Life goes on, regardless of weather, comings and goings and illness.  With foreign teachers in such short supply here, my services are very much in demand and I’ve been getting the impression everyone is under instructions to bend over backwards to be nice to me.  I’ve had compliments, gifts, been asked for my opinion on various matters.  They needn’t worry, I’m feeling quite settled at the moment, the only thing that I’m really struggling with is the intensity of the work – early starts, late finishes, 6 days a week and sometimes Sunday too.

Preparing for one lesson isn’t difficult.  Preparing for 4 or 5 in the space of an hour and a half, is, and each lesson does not get the level of preparation that it requires.  But I can’t plan lessons while I’m teaching or travelling.  Thankfully my experience with teaching in general, the tricks of the trade, and the material we are using as I start to recognise material I’ve used before and remember what worked and what didn’t, gives me the ability to be a bit more flexible, if I have to walk into a lesson without a plan I can still deliver it – it might not flow very smoothly between topics but once I get into my rhythm on any given topic or exercise I can usually maintain the illusion of a confident, experienced teacher who knows his stuff.

The next departure will be my Italian colleague who has been with me since the day we both arrived, Ale.  He is moving to pastures new on December 26th.  While he is predominantly an Italian teacher he had been filling up his hours with lessons in English to Upper Intermediate level and below – he often expressed surprise at this because he views his own level as Upper Intermediate, though I am always reassuring him he speaks very well.  So his departure will impact me, there will be one less foreign teacher teaching English.  With two more scheduled to leave in January it will leave just me, John and Peter as native speakers, with Jorge also able to do English classes.
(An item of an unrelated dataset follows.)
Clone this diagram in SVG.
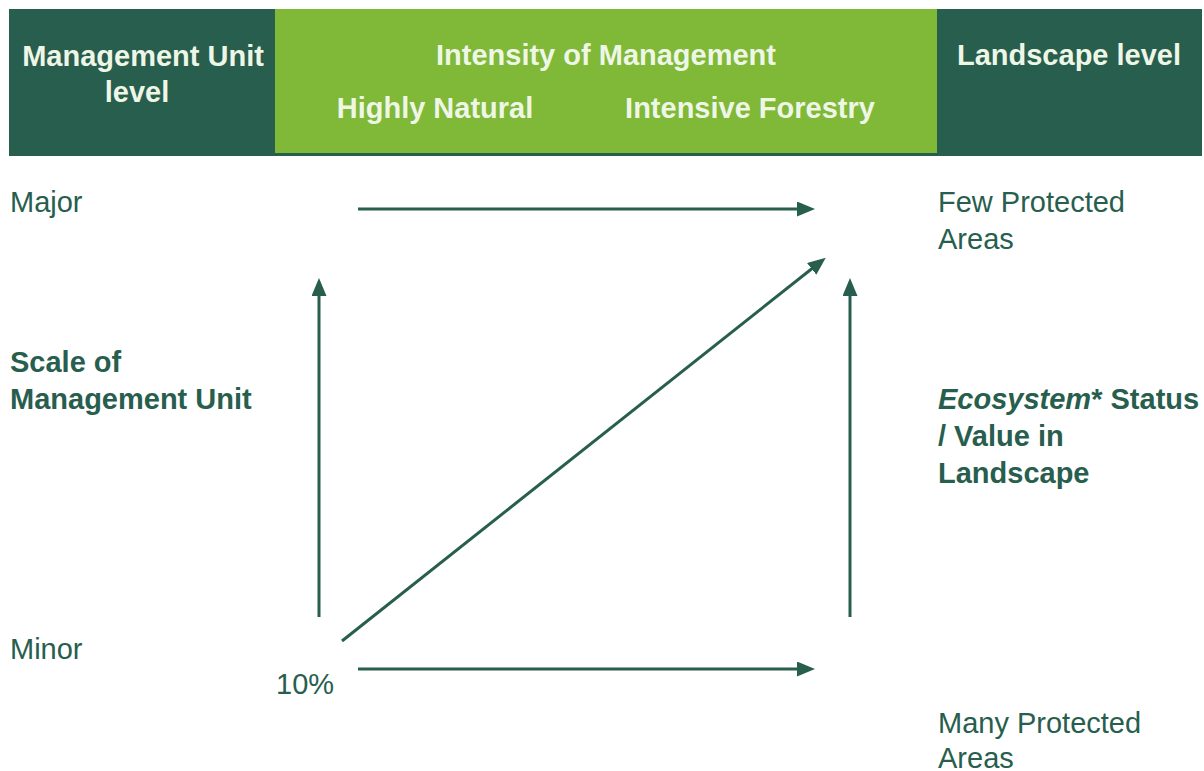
<svg xmlns="http://www.w3.org/2000/svg" width="1204" height="771" viewBox="0 0 1204 771">
<style>
.hd{font-family:"Liberation Sans",Arial,sans-serif;font-size:29px;font-weight:bold;fill:#EEF6E6}
.t{font-family:"Liberation Sans",Arial,sans-serif;font-size:29px;fill:#275E4E}
.b{font-weight:bold}
.ln{stroke:#275E4E;stroke-width:3;fill:none;marker-end:url(#ah)}
</style>
<defs>
<marker id="ah" markerWidth="6" markerHeight="5" refX="1" refY="2.5" orient="auto" markerUnits="strokeWidth">
<path d="M0,0 L6,2.5 L0,5 Z" fill="#275E4E"/>
</marker>
</defs>
<rect width="1204" height="771" fill="#fff"/>
<g id="header-left">
<rect x="9" y="9" width="267" height="147" fill="#275E4E"/>
<text class="hd" x="143" y="66" text-anchor="middle">Management Unit</text>
<text class="hd" x="137" y="102" text-anchor="middle">level</text>
</g>
<g id="header-mid">
<rect x="275" y="9" width="663" height="147" fill="#275E4E"/>
<rect x="275" y="9" width="662" height="144" fill="#80B838"/>
<text class="hd" x="606" y="65" text-anchor="middle">Intensity of Management</text>
<text class="hd" x="435" y="118" text-anchor="middle">Highly Natural</text>
<text class="hd" x="750" y="118" text-anchor="middle">Intensive Forestry</text>
</g>
<g id="header-right">
<rect x="937" y="9" width="265" height="147" fill="#275E4E"/>
<text class="hd" x="1069" y="65" text-anchor="middle">Landscape level</text>
</g>
<g id="labels-left">
<text class="t" x="10" y="212">Major</text>
<text class="t b" x="10" y="372">Scale of</text>
<text class="t b" x="10" y="409">Management Unit</text>
<text class="t" x="10" y="659">Minor</text>
<text class="t" x="276" y="694">10%</text>
</g>
<g id="labels-right">
<text class="t" x="938" y="212">Few Protected</text>
<text class="t" x="938" y="249">Areas</text>
<text class="t b" x="938" y="409"><tspan font-style="italic">Ecosystem</tspan>* Status</text>
<text class="t b" x="938" y="446">/ Value in</text>
<text class="t b" x="938" y="483">Landscape</text>
<text class="t" x="938" y="733">Many Protected</text>
<text class="t" x="938" y="768">Areas</text>
</g>
<g id="connectors">
<line class="ln" x1="358" y1="209" x2="800" y2="209"/>
<line class="ln" x1="358" y1="669" x2="800" y2="669"/>
<line class="ln" x1="319" y1="617" x2="319" y2="293"/>
<line class="ln" x1="850" y1="617" x2="850" y2="293"/>
<line class="ln" x1="342" y1="641" x2="814" y2="267"/>
</g>
</svg>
While there are plenty of Russian teachers who can of course teach English, the school can charge more for lessons with foreign teachers, so they want to use me as much as possible.  I am due an extra day off but I’m told at the moment it is impossible because they cannot cover my lessons.  I won’t be getting a winter holiday because I will be needed either for the Winter Camp or holiday programmes held at one of the offices.  I will get New Years Day off, and Christmas Day (the Russian one, 7th January) but that is all that I can bank on.  They do assure me, however, that their recruitment efforts are ongoing and hopefully new foreign teachers will arrive at some point.
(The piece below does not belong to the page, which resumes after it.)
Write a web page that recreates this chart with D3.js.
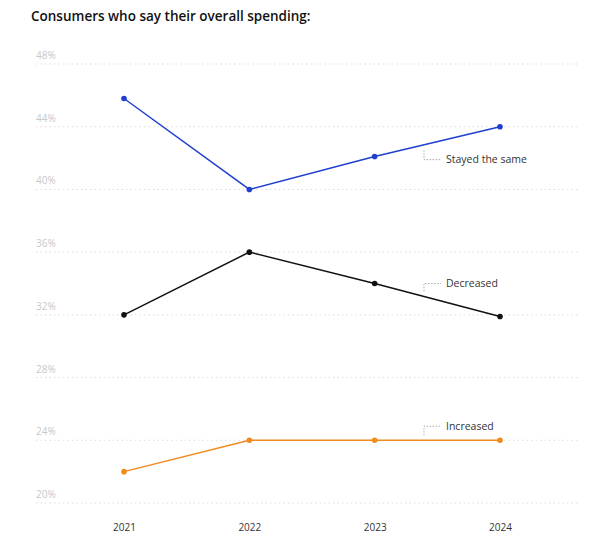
<!DOCTYPE html>
<html><head><meta charset="utf-8">
<script src="https://cdn.jsdelivr.net/npm/d3@7"></script>
<style>body{margin:0;background:#fff;font-family:"Open Sans",sans-serif;}</style>
</head><body><svg width="600" height="547"></svg>
<script>
const years = ['2021', '2022', '2023', '2024'];
const stayed = [45.8, 40, 42.1, 44];
const decreased = [32, 36, 34, 31.9];
const increased = [22, 24, 24, 24];
const yTicks = [20, 24, 28, 32, 36, 40, 44, 48];
const seriesNames = ['Stayed the same', 'Decreased', 'Increased'];
const colors = ['#1f3fd0', '#111111', '#f08a1c'];
// label anchor: [value at label, value at bracket end]
const labelAt = [[41.9, 42.5], [34, 33.5], [24.9, 24.3]];

const svg = d3.select('svg');
const x = d3.scalePoint().domain(years).range([124, 500]);
const y = d3.scaleLinear().domain([20, 48]).range([503, 64]);

svg.append('text').attr('x', 31).attr('y', 21)
  .attr('font-size', 13.5).attr('font-weight', 600).attr('fill', '#111')
  .text('Consumers who say their overall spending:');

const grid = svg.append('g');
yTicks.forEach(t => {
  grid.append('line').attr('x1', 36).attr('x2', 580).attr('y1', y(t)).attr('y2', y(t))
    .attr('stroke', '#ddd').attr('stroke-dasharray', '1.5,3');
  grid.append('text').attr('x', 36).attr('y', y(t) - 5)
    .attr('font-size', 10).attr('fill', '#c8c8c8').text(t + '%');
});

svg.append('g').attr('transform', 'translate(0,521)')
  .call(d3.axisBottom(x).tickSize(0))
  .call(g => g.select('.domain').remove())
  .selectAll('text').attr('font-size', 10).attr('fill', '#333')
  .attr('font-family', '"Open Sans",sans-serif');

const line = d3.line().x((d, i) => x(years[i])).y(d => y(d));
[stayed, decreased, increased].forEach((s, k) => {
  svg.append('path').datum(s).attr('d', line).attr('fill', 'none')
    .attr('stroke', colors[k]).attr('stroke-width', 1.5);
  svg.selectAll(null).data(s).enter().append('circle')
    .attr('cx', (d, i) => x(years[i])).attr('cy', d => y(d)).attr('r', 2.8)
    .attr('fill', colors[k]);
  const ly = y(labelAt[k][0]), by = y(labelAt[k][1]);
  svg.append('path').attr('d', `M424,${by}V${ly}H441`).attr('fill', 'none')
    .attr('stroke', '#aaa').attr('stroke-dasharray', '1.5,1.5');
  svg.append('text').attr('x', 446).attr('y', ly + 3.5)
    .attr('font-size', 10.5).attr('fill', '#333').text(seriesNames[k]);
});
</script></body></html>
I’ve been given a couple of interesting assignments – I will be playing the small but vital role of Santa Claus in the school’s production of The Grinch for 4 performances for young children.   I will be interviewed by the local TV station.  I’ve also been asked to be a judge for a phonetics competition at the university – they need a native English speaker and there aren’t many of us around.

The temperature has been above zero for the last 2 or 3 days, so all the snow is melting.  The ice that remains is treacherous to walk on, and many pavements now resemble tributaries of the Volga.  Last night the temperature was about 5 degrees, and I felt so warm that I was walking with my coat open.  I had a jumper on underneath, but even so, I remember when 5 degrees would have necessitated at least 4 layers!

I have a new work colleague – Margoshka, or Margo.  She can’t teach English unfortunately, but she is good company when I am planning lessons in the library in the mornings.  My Russian lessons are coming along nicely, I’m starting to learn verbs and reading more fluently now.  But I’m still less fluent in Russian than my very worst students are in English!